When imaging fast-moving objects, it is a challenge to capture an image with a sufficient signal level while maintaining minimal motion blur or image smear. Designed to solve this issue, Time-Delay Integration (TDI) is a specialized readout mode optimized to image fast-moving objects with increased sensitivity compared to traditional snapshot imaging.

While TDI CCDs have existed since the 1970s, Nüvü Camēras’ is the first manufacturer to integrate this technology to the EMCCD, which features significantly lower noise and faster readout rates.

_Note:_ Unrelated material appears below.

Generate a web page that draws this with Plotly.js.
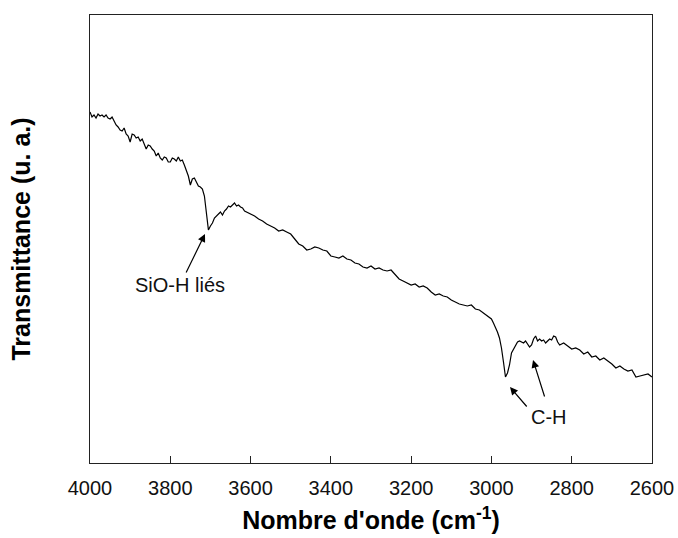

Time-delay integration charge transfer

TDI allows capturing images of moving objects at very high speeds or in low light levels. In typical CCDs, charges are accumulated on the sensor during exposure and the whole frame is transferred and read out at once to make the image available. However, if the object moves during exposure, the signal is spread out over multiple pixels which creates blurring. Even in cameras adapted for scanning applications, such as line-scan CCDs, this means exposure time must be short to preserve image quality. As such, a line-scan CCD needs high light levels to be able to capture sufficient signal for a high-quality image quickly enough to avoid blurring.

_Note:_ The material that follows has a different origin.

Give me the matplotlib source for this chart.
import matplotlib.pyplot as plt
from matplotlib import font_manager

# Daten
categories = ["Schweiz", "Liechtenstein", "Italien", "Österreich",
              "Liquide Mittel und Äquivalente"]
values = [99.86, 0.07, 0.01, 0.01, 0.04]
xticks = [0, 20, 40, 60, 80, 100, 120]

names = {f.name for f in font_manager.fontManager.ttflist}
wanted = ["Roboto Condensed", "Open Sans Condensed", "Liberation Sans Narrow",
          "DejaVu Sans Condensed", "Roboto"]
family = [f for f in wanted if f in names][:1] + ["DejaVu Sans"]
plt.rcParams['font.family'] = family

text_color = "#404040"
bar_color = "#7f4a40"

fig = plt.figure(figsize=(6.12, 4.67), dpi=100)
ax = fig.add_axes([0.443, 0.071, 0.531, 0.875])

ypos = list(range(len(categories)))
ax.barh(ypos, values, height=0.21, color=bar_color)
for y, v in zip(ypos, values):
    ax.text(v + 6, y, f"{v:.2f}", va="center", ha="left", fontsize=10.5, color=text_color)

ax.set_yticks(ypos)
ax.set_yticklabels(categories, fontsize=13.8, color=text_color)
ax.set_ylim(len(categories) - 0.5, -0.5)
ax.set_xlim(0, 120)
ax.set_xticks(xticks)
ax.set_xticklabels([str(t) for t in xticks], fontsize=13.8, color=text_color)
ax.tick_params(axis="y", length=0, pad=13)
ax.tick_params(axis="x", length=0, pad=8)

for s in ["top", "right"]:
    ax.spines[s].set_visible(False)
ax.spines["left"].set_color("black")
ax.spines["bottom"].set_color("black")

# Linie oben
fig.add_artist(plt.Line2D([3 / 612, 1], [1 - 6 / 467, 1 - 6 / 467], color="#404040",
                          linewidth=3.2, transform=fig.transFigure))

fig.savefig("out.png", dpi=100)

TDI overcomes the limitation on illumination levels by shifting the image on the sensor as it is being integrated, to follow the movement of the target. On CCDs, signal charges on each line of the sensor are transferred vertically to the readout area. TDI synchronizes this transfer with the movement of the object; this mitigates blurring since signal charges on the sensor follow the target object. As a result, the effective exposure time of the target lasts as long it is in the field of view of the camera. The more vertical lines the CCD sensor has, the longer the effective integration.

Practical considerations

For the TDI technique to be successfully implemented, the signal charges must be transferred in the same direction and at the same relative speed as those of the object to be imaged. This is often handled by the use of external triggering for the camera synchronized with the movement of the object.

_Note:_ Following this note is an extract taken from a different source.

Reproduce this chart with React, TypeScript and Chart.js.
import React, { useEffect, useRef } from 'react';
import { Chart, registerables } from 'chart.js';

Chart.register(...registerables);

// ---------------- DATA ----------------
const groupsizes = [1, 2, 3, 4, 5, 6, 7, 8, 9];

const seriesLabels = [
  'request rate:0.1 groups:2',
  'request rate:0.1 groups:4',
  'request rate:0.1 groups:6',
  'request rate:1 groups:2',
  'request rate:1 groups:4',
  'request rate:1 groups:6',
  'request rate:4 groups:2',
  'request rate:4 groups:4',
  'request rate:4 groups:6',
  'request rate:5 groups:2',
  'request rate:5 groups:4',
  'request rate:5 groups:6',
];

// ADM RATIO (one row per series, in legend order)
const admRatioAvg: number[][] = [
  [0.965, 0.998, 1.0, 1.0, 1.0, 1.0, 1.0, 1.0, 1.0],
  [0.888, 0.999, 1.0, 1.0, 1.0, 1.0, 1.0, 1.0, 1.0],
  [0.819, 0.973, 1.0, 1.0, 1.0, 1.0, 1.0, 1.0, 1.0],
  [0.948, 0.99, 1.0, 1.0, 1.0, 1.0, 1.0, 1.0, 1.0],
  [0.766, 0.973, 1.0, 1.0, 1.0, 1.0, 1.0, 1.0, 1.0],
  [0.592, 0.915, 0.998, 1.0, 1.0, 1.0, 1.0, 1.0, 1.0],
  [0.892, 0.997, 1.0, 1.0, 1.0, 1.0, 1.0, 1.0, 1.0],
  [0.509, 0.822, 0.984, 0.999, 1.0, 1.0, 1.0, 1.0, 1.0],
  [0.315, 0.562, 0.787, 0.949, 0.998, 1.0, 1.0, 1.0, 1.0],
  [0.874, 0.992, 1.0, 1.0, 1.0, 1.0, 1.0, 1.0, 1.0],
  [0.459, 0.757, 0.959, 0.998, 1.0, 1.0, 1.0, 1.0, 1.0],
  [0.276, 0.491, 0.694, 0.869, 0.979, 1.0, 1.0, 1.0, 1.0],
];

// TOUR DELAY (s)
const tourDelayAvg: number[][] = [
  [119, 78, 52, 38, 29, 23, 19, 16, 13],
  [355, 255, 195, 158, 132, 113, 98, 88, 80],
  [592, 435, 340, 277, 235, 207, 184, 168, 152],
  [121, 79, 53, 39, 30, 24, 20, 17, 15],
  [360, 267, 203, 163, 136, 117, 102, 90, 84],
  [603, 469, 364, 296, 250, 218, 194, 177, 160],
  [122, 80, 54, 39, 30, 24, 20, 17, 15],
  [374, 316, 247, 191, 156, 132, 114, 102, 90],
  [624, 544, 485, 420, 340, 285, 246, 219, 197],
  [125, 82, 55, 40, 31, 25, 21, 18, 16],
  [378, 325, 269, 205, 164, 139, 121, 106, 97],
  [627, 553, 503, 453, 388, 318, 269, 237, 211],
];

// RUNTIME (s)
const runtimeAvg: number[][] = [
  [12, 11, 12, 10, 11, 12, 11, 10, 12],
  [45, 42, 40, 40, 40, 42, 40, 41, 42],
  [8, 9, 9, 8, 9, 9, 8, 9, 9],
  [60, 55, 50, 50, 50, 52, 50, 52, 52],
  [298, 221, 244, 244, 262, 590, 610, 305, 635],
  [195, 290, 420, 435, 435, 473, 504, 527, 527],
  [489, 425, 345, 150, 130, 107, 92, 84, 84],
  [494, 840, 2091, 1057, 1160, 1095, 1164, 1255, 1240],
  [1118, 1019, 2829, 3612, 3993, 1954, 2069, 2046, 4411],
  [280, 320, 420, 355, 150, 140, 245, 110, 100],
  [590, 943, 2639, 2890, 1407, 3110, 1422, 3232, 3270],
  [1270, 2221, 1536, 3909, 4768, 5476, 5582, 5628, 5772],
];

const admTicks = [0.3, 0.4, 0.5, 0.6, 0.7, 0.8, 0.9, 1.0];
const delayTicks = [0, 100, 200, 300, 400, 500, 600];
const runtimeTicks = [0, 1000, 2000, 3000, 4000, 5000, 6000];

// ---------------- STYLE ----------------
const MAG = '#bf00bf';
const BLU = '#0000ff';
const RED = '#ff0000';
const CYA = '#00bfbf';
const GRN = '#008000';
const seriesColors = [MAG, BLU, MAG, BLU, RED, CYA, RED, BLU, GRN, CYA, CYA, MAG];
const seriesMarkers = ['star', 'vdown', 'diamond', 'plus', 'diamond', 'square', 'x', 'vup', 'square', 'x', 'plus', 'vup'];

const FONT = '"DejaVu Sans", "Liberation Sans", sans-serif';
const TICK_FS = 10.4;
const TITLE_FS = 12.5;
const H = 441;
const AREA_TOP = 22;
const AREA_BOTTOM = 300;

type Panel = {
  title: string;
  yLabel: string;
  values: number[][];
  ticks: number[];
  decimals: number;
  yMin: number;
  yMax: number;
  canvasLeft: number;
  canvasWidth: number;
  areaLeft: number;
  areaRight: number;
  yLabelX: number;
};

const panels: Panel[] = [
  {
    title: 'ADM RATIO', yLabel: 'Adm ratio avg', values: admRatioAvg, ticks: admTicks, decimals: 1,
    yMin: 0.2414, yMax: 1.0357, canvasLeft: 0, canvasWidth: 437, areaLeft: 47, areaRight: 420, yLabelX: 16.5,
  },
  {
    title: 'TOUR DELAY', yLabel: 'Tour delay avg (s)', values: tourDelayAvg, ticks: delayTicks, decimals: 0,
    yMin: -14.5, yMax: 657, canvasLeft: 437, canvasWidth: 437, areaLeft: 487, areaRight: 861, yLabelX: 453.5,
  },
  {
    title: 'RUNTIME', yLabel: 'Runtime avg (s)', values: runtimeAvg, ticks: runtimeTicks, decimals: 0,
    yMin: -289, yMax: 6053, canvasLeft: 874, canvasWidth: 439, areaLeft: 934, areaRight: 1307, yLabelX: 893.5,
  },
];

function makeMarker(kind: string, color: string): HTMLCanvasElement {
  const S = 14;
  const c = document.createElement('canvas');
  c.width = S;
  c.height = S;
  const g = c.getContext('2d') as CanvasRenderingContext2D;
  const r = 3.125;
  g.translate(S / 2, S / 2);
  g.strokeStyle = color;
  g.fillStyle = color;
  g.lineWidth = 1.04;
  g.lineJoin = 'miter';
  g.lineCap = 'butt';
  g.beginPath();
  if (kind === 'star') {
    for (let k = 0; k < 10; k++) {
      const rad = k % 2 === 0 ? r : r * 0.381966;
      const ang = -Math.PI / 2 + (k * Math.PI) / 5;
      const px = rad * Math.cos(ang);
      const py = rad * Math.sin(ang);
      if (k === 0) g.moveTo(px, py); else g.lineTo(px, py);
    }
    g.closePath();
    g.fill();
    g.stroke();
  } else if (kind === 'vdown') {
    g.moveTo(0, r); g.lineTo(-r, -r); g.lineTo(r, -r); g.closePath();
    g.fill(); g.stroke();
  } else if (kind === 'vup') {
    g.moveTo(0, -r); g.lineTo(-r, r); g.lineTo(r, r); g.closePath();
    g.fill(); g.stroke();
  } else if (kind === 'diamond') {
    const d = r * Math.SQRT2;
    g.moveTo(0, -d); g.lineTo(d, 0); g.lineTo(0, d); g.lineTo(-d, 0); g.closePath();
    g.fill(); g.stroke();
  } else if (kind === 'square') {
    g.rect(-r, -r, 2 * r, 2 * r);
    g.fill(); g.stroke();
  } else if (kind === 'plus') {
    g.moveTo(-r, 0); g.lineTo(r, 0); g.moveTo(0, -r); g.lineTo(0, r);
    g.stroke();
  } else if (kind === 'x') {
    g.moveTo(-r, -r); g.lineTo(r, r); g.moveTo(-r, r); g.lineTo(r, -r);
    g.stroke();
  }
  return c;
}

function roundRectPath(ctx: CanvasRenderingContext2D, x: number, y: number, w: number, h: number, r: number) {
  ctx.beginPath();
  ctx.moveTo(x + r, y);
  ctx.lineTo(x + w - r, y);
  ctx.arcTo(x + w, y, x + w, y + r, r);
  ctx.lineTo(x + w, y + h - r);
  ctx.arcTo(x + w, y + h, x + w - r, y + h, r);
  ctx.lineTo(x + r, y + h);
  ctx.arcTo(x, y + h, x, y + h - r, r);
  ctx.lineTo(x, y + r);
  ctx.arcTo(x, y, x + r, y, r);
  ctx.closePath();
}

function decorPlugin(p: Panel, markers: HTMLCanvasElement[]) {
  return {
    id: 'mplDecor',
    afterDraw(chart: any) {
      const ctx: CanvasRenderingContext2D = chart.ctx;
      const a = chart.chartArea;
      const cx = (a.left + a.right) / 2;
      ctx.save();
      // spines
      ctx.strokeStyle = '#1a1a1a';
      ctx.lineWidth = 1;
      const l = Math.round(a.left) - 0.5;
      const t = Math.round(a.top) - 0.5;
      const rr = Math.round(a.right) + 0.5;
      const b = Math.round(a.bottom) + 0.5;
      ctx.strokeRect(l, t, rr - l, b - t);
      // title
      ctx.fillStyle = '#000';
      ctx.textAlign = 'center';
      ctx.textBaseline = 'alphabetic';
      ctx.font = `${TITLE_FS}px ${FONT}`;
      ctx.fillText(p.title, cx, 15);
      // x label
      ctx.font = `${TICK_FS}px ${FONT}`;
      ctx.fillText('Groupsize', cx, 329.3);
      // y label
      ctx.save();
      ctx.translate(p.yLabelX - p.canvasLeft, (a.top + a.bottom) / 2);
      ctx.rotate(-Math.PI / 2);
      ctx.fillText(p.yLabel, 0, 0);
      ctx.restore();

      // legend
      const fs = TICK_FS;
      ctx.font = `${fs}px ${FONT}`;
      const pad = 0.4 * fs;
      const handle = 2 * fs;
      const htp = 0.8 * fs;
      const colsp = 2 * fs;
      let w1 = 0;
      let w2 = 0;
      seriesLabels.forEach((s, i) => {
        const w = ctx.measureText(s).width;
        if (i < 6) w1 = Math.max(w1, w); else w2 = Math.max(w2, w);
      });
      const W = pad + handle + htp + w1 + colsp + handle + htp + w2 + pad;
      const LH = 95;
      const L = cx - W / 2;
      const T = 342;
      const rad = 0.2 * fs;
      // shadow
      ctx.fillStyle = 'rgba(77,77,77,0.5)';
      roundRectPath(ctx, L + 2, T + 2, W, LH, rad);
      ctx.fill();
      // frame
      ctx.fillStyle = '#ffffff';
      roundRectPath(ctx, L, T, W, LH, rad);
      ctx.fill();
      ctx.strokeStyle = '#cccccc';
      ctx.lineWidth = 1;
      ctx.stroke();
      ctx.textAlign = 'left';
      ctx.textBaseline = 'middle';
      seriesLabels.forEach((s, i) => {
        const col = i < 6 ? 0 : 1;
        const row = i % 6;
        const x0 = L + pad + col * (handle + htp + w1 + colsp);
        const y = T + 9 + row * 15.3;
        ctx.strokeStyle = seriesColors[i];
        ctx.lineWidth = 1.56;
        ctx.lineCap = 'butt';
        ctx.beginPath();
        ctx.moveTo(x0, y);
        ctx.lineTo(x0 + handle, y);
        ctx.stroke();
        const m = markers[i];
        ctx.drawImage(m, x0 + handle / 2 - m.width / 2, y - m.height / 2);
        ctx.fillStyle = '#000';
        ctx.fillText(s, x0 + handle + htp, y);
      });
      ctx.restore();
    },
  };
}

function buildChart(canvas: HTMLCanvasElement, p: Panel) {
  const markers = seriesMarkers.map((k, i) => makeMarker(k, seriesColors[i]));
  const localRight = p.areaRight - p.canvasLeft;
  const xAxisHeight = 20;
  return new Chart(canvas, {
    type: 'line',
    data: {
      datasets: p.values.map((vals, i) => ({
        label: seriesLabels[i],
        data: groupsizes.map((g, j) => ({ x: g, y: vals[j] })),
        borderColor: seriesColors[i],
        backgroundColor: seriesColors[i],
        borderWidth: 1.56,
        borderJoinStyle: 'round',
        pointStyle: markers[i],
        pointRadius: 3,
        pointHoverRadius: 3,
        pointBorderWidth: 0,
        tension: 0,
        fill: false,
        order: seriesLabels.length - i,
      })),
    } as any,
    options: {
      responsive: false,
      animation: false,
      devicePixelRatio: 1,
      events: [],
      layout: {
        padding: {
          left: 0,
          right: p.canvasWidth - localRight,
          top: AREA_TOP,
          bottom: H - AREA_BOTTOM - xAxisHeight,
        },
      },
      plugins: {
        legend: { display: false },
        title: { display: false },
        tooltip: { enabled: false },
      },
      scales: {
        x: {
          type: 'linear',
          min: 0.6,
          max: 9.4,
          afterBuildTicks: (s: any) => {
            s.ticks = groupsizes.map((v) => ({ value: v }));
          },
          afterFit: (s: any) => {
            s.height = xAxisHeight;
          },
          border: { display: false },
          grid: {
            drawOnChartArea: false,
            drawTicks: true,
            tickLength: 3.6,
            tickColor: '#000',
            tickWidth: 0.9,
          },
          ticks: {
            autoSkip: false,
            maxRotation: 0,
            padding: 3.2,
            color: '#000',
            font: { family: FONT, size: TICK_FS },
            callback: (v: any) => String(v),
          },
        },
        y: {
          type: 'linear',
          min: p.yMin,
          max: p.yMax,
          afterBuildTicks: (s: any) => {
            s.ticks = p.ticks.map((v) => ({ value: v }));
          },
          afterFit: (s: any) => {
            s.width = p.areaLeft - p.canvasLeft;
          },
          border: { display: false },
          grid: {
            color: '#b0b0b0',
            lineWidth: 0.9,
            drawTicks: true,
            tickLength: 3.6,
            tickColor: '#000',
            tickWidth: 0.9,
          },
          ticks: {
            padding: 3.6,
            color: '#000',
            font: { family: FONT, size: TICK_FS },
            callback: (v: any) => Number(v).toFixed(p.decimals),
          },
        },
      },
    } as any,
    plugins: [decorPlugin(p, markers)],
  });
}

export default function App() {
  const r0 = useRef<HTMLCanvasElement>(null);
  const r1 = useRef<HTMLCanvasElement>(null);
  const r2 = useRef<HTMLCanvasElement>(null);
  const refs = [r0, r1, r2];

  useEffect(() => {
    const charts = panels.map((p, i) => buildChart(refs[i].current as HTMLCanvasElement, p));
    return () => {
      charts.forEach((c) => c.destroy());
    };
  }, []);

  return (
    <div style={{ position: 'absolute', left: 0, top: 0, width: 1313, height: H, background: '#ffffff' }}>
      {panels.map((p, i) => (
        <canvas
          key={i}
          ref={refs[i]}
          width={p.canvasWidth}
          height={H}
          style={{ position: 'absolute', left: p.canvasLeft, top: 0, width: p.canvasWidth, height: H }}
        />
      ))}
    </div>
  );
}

Due to the synchronized transfer of lines across the whole sensor, in TDI mode the time-base of the imaging is referenced to the line rate rather than to the frame rate. Hence, the exposure time is set as the exposure time per line, and the external trigger input controls the read-out of single lines of the ribbon. In essence, the image output by a TDI camera has a fixed horizontal size but an unlimited vertical size. The effective exposure time for the image is equal to the number of vertical pixel lines of the CCD times the exposure time per line. It’s also relevant to note that there is no downtime between frames in TDI mode.

Integration to EMCCD

Commercially available TDI cameras are usually standard CCD cameras. The EMCCDs share a detector architecture very similar to CCDs to which is added a special electron multiplication output register. The EMCCD is designed to virtually eliminate the detrimental effect of the readout noise intrinsic to imaging devices, making them significantly more sensitive and able to support higher readout rates. See more information on this subject here.

EMCCD cameras with a TDI readout is an unprecedented combination that enables the use of EM gain (and photon-counting) at the same time as TDI’s increased effective exposure time for moving objects. Moving objects with extremely faint light emissions can thus be observed more clearly and at greater speeds.

Nüvü™ integrates its patented electronics to both CCD & EMCCD cameras, allowing users to either take advantage of its exceptional noise control through the large form-factor of specialized TDI CCD sensors or the unmatched sensitivity of EMCCDs.